Sync vs async, job states, partial results, and webhooks

Batch endpoints (/batch/distill, /batch/extract) are asynchronous. A job moves through a small state machine; understanding the states helps you decide between polling and webhooks, and how to handle partial failures.

Sync vs async

Sync (/distill, /extract)Async (/batch/distill, /batch/extract)
URLs per request1up to 100
ResponseFull result in HTTP bodyJob ID; results fetched separately
LatencyOne request, one waitSubmit → poll or webhook → fetch
Best forReal-time UX, agent tools, ad-hoc lookupsScheduled jobs, RAG ingestion, monitoring
Failure modeOne bad URL fails the callOne bad URL fails its row, job continues
Concurrency costOne slot per callOne slot for the whole batch

When in doubt: single URL → sync; many URLs or no rush → async.

Job states

StatusMeaning
PENDINGJob accepted, queued
PROCESSINGAt least one URL is being processed
COMPLETEDAll URLs reached a terminal state (success or failure)
FAILEDFatal job-level error (rare — usually one URL fails, not the whole job)
CANCELLEDUser-initiated cancellation via DELETE

A URL failure does not fail the job. Each item in results[] carries its own status: PENDING, PROCESSING, SUCCEEDED, or FAILED. The job moves to COMPLETED once every row reaches a terminal state.

Polling vs webhooks

Job sizeRecommendedWhy
< 10 URLsPoll every 5–10 sWebhook overhead isn't worth the wiring
10–100 URLsWebhookPolling burns ~60 round-trips on a 5-minute job
> 100 URLs (multiple batches)WebhookEach batch fires once on completion

See Webhooks for payload shape, signature verification (HMAC-SHA256), and retry behavior.

Partial results

GET /batch/distill/{id} works while the job is still PROCESSING — you get whatever has finished so far.
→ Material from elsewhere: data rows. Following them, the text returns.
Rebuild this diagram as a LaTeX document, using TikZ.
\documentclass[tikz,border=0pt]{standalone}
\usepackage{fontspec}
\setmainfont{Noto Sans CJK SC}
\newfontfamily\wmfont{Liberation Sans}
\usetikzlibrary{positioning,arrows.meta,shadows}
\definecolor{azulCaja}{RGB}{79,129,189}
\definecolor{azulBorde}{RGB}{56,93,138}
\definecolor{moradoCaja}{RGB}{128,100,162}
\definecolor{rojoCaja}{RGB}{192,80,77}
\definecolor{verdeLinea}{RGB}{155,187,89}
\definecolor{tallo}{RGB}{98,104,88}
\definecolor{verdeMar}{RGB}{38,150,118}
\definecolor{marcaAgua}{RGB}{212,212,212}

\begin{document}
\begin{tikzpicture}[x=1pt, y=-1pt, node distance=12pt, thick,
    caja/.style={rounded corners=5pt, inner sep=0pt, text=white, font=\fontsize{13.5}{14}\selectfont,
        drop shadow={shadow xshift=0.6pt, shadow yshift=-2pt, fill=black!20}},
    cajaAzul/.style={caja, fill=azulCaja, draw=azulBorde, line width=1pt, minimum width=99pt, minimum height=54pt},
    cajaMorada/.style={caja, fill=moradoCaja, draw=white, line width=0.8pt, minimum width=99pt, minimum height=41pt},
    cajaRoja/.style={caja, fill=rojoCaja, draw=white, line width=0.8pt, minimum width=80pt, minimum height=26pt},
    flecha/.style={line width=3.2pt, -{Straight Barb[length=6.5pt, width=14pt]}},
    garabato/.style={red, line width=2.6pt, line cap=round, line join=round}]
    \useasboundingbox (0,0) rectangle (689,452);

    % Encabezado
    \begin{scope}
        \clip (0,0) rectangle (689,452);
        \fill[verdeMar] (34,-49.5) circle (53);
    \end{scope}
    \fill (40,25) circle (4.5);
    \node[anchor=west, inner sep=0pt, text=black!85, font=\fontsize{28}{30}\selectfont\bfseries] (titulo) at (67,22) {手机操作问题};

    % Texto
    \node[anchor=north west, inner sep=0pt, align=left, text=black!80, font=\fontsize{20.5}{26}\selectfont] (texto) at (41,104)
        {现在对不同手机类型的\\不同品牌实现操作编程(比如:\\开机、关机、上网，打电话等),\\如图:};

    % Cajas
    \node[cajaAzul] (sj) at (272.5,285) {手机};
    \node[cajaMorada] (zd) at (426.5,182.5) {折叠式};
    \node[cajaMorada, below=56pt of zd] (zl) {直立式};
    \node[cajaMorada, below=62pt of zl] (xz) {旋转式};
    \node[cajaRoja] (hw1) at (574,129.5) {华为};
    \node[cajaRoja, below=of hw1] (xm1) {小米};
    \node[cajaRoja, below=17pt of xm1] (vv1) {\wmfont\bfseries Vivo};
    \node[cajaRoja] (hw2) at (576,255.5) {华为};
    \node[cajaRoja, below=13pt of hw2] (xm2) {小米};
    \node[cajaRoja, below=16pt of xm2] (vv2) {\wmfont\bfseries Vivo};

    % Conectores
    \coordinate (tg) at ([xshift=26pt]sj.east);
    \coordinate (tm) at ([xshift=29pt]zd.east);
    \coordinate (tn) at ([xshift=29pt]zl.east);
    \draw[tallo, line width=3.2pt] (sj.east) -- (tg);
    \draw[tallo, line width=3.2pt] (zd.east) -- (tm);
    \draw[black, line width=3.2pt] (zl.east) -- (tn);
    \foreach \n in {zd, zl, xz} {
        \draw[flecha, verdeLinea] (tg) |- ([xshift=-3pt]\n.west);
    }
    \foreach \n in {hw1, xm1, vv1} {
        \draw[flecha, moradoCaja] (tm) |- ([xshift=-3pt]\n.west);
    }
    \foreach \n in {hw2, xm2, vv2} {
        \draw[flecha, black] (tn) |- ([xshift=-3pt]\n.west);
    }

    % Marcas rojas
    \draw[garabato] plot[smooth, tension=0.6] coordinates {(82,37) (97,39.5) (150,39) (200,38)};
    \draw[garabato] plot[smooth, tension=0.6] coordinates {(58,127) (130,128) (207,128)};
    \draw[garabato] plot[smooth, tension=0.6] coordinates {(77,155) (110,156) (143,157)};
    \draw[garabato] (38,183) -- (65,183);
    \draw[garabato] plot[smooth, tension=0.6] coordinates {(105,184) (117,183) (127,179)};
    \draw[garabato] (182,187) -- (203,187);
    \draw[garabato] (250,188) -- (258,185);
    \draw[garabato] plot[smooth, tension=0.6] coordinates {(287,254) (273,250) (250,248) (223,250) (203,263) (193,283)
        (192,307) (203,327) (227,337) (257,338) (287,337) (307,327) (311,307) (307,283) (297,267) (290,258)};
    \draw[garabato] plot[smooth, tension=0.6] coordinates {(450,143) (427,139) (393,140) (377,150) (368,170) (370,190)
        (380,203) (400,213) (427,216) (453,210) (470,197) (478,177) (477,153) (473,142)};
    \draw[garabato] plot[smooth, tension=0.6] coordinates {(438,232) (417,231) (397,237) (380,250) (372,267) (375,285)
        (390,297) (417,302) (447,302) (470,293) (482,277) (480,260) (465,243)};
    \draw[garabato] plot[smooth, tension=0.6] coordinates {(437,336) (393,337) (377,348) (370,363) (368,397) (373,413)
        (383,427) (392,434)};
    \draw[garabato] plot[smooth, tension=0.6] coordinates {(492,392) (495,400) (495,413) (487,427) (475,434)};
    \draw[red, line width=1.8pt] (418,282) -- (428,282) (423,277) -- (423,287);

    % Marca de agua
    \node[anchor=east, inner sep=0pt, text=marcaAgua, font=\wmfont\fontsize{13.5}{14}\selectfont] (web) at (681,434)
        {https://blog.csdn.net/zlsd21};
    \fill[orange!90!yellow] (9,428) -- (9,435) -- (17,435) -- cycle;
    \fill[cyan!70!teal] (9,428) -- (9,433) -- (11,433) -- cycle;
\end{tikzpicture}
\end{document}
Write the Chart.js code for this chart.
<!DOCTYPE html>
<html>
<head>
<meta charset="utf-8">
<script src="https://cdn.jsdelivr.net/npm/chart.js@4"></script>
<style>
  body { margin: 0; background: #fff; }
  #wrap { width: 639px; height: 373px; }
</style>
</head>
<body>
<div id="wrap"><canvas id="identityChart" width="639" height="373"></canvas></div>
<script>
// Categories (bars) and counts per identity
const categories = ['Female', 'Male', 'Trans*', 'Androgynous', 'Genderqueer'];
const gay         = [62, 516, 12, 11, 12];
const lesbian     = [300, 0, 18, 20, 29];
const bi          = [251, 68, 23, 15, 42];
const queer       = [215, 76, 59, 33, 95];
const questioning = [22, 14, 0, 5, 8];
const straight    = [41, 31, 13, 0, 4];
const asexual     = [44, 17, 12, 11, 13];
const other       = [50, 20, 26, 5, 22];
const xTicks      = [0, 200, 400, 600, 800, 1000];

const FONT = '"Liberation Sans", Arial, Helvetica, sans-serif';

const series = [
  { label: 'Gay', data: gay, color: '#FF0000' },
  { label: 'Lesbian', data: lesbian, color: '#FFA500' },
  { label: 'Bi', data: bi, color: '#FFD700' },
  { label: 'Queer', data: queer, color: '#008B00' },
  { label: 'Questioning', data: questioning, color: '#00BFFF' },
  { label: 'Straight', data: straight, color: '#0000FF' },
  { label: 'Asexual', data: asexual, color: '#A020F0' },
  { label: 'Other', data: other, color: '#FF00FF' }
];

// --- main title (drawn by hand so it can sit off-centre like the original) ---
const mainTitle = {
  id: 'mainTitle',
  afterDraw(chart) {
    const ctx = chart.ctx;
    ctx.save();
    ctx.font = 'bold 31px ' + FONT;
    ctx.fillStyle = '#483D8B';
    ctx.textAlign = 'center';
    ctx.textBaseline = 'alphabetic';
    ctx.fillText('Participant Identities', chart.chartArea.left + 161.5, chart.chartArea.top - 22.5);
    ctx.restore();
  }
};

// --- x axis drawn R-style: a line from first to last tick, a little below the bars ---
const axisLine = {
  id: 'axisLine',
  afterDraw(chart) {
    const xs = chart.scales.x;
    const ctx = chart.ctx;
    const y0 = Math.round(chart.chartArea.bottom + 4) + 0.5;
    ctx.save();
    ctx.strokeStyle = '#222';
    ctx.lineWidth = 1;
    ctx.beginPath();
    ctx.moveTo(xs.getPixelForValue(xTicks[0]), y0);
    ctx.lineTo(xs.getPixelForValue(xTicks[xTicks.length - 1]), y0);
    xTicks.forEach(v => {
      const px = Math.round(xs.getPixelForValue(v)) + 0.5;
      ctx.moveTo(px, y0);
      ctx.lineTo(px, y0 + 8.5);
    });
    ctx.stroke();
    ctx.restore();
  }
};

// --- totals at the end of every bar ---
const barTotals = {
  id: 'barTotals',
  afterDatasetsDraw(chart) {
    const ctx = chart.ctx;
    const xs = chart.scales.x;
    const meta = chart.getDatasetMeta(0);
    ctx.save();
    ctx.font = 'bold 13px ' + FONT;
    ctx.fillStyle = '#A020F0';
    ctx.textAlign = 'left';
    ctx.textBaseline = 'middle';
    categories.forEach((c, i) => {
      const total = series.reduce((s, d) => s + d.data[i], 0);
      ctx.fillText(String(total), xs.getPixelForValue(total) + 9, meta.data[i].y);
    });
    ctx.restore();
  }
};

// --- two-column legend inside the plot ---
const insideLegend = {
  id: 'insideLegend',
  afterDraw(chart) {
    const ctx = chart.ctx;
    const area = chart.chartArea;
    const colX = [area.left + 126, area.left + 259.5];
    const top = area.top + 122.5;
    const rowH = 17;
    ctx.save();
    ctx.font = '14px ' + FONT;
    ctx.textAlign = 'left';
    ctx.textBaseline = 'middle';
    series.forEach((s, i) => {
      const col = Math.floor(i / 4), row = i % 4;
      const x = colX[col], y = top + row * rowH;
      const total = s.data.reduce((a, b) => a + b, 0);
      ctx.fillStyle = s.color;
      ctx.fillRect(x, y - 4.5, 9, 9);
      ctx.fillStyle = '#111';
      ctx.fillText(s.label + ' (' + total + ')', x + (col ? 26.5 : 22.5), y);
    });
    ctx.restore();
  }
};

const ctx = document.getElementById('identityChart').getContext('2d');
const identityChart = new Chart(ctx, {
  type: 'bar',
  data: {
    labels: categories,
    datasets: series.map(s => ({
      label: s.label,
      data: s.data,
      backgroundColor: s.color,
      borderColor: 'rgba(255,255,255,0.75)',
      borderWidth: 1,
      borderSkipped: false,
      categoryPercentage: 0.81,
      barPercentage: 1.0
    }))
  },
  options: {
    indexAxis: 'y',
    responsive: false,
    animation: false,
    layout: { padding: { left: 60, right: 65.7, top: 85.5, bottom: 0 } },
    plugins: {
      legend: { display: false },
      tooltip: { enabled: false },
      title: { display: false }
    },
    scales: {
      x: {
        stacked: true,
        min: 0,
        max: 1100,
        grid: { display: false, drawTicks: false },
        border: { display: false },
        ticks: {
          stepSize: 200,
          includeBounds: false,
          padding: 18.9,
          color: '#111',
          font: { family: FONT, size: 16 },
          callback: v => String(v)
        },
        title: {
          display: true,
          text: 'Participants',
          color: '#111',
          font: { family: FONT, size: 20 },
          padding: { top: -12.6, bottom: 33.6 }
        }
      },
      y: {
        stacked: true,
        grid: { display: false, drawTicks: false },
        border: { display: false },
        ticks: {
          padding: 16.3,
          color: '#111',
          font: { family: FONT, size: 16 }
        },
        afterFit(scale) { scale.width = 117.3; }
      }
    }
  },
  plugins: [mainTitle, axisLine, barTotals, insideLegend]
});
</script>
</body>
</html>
Useful for dashboards that stream rows as they complete.

import httpx, time

API = "https://openapi.thunderbit.com/openapi/v1"
H = {"Authorization": "Bearer YOUR_API_KEY"}

job = httpx.post(f"{API}/batch/distill", headers=H,
                 json={"urls": urls}).json()
batch_id = job["data"]["id"]

while True:
    body = httpx.get(f"{API}/batch/distill/{batch_id}", headers=H).json()["data"]
    fresh = [r for r in body["results"] if r["status"] == "SUCCEEDED"]
    yield_to_dashboard(fresh)
    if body["status"] in ("COMPLETED", "FAILED", "CANCELLED"):
        break
    time.sleep(5)

Cancellation

DELETE /batch/distill/{id} (or /batch/extract/{id}) only works on PENDING or PROCESSING jobs. Once a job hits a terminal state, it stays there. Already-processed URLs in a cancelled job remain billable; in-flight URLs that hadn't finished are not.